Set the listing down again exactly, please, apart from its pictures.

**Material provided:**
★ ★ ★ ★ ★

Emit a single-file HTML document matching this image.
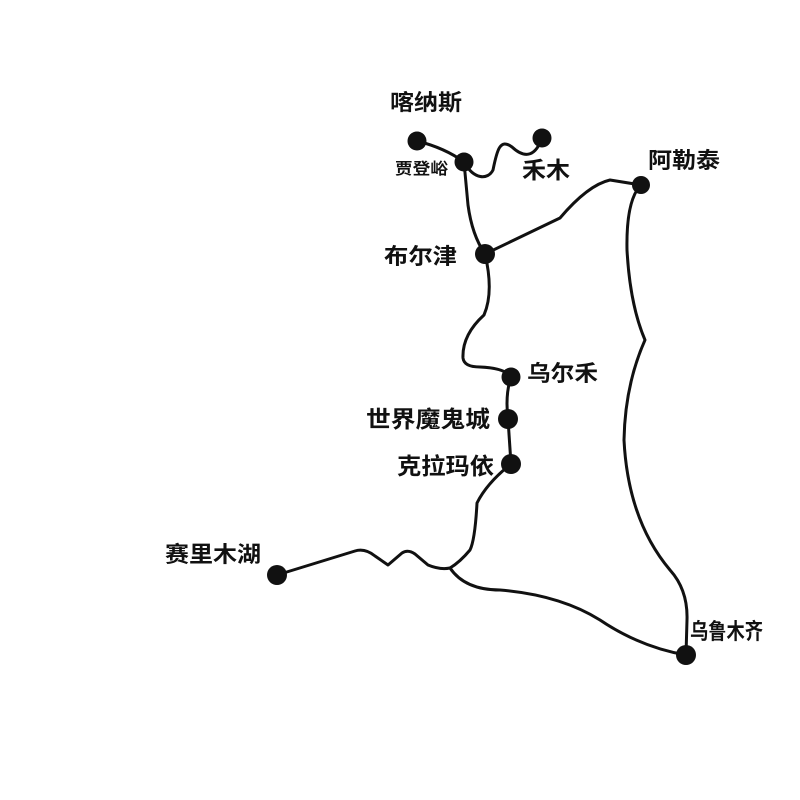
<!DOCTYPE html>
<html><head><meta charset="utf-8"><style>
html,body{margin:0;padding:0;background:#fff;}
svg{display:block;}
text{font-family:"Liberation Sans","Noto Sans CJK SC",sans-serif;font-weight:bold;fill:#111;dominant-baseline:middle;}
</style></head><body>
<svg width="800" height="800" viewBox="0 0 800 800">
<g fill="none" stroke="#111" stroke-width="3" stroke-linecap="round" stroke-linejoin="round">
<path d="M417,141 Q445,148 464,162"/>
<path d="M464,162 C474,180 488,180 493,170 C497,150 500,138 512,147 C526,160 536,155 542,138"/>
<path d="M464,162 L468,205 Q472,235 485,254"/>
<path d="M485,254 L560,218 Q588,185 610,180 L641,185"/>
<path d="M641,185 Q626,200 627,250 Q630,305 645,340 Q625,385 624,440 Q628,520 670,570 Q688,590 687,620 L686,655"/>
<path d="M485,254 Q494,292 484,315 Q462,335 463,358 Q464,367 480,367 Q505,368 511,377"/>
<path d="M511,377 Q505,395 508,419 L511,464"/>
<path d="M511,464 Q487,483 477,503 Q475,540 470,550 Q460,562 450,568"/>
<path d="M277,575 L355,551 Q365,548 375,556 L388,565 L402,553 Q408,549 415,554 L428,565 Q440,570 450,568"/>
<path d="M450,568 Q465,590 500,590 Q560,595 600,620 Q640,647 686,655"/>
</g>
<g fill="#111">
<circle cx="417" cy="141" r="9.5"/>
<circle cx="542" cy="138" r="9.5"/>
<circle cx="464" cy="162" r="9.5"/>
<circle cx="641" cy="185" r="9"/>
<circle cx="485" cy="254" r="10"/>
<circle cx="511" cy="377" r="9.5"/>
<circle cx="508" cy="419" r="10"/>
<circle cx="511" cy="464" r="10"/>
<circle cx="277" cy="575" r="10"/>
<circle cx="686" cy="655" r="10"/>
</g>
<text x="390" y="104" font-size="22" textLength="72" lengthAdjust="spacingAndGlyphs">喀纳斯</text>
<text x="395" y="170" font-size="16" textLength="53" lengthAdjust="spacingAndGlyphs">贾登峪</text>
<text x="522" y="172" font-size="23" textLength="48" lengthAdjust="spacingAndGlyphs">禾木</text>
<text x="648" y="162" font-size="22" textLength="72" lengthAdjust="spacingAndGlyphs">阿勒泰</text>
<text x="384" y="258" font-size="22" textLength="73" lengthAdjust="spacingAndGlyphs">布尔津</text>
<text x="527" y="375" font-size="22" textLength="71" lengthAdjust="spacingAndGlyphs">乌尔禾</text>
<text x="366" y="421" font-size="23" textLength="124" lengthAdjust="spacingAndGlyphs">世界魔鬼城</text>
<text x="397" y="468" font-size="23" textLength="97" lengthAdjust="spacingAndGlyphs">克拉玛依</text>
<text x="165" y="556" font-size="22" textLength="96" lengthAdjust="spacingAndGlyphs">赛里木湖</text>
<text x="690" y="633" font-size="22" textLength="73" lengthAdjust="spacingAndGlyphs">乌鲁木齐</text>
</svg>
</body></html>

★ ★ ★ ★ ★

**Solution:**
Emit a single-file HTML document matching this image.
<!DOCTYPE html>
<html><head><meta charset="utf-8"><style>
html,body{margin:0;padding:0;background:#fff;}
svg{display:block;}
text{font-family:"Liberation Sans","Noto Sans CJK SC",sans-serif;font-weight:bold;fill:#111;dominant-baseline:middle;}
</style></head><body>
<svg width="800" height="800" viewBox="0 0 800 800">
<g fill="none" stroke="#111" stroke-width="3" stroke-linecap="round" stroke-linejoin="round">
<path d="M417,141 Q445,148 464,162"/>
<path d="M464,162 C474,180 488,180 493,170 C497,150 500,138 512,147 C526,160 536,155 542,138"/>
<path d="M464,162 L468,205 Q472,235 485,254"/>
<path d="M485,254 L560,218 Q588,185 610,180 L641,185"/>
<path d="M641,185 Q626,200 627,250 Q630,305 645,340 Q625,385 624,440 Q628,520 670,570 Q688,590 687,620 L686,655"/>
<path d="M485,254 Q494,292 484,315 Q462,335 463,358 Q464,367 480,367 Q505,368 511,377"/>
<path d="M511,377 Q505,395 508,419 L511,464"/>
<path d="M511,464 Q487,483 477,503 Q475,540 470,550 Q460,562 450,568"/>
<path d="M277,575 L355,551 Q365,548 375,556 L388,565 L402,553 Q408,549 415,554 L428,565 Q440,570 450,568"/>
<path d="M450,568 Q465,590 500,590 Q560,595 600,620 Q640,647 686,655"/>
</g>
<g fill="#111">
<circle cx="417" cy="141" r="9.5"/>
<circle cx="542" cy="138" r="9.5"/>
<circle cx="464" cy="162" r="9.5"/>
<circle cx="641" cy="185" r="9"/>
<circle cx="485" cy="254" r="10"/>
<circle cx="511" cy="377" r="9.5"/>
<circle cx="508" cy="419" r="10"/>
<circle cx="511" cy="464" r="10"/>
<circle cx="277" cy="575" r="10"/>
<circle cx="686" cy="655" r="10"/>
</g>
<text x="390" y="104" font-size="22" textLength="72" lengthAdjust="spacingAndGlyphs">喀纳斯</text>
<text x="395" y="170" font-size="16" textLength="53" lengthAdjust="spacingAndGlyphs">贾登峪</text>
<text x="522" y="172" font-size="23" textLength="48" lengthAdjust="spacingAndGlyphs">禾木</text>
<text x="648" y="162" font-size="22" textLength="72" lengthAdjust="spacingAndGlyphs">阿勒泰</text>
<text x="384" y="258" font-size="22" textLength="73" lengthAdjust="spacingAndGlyphs">布尔津</text>
<text x="527" y="375" font-size="22" textLength="71" lengthAdjust="spacingAndGlyphs">乌尔禾</text>
<text x="366" y="421" font-size="23" textLength="124" lengthAdjust="spacingAndGlyphs">世界魔鬼城</text>
<text x="397" y="468" font-size="23" textLength="97" lengthAdjust="spacingAndGlyphs">克拉玛依</text>
<text x="165" y="556" font-size="22" textLength="96" lengthAdjust="spacingAndGlyphs">赛里木湖</text>
<text x="690" y="633" font-size="22" textLength="73" lengthAdjust="spacingAndGlyphs">乌鲁木齐</text>
</svg>
</body></html>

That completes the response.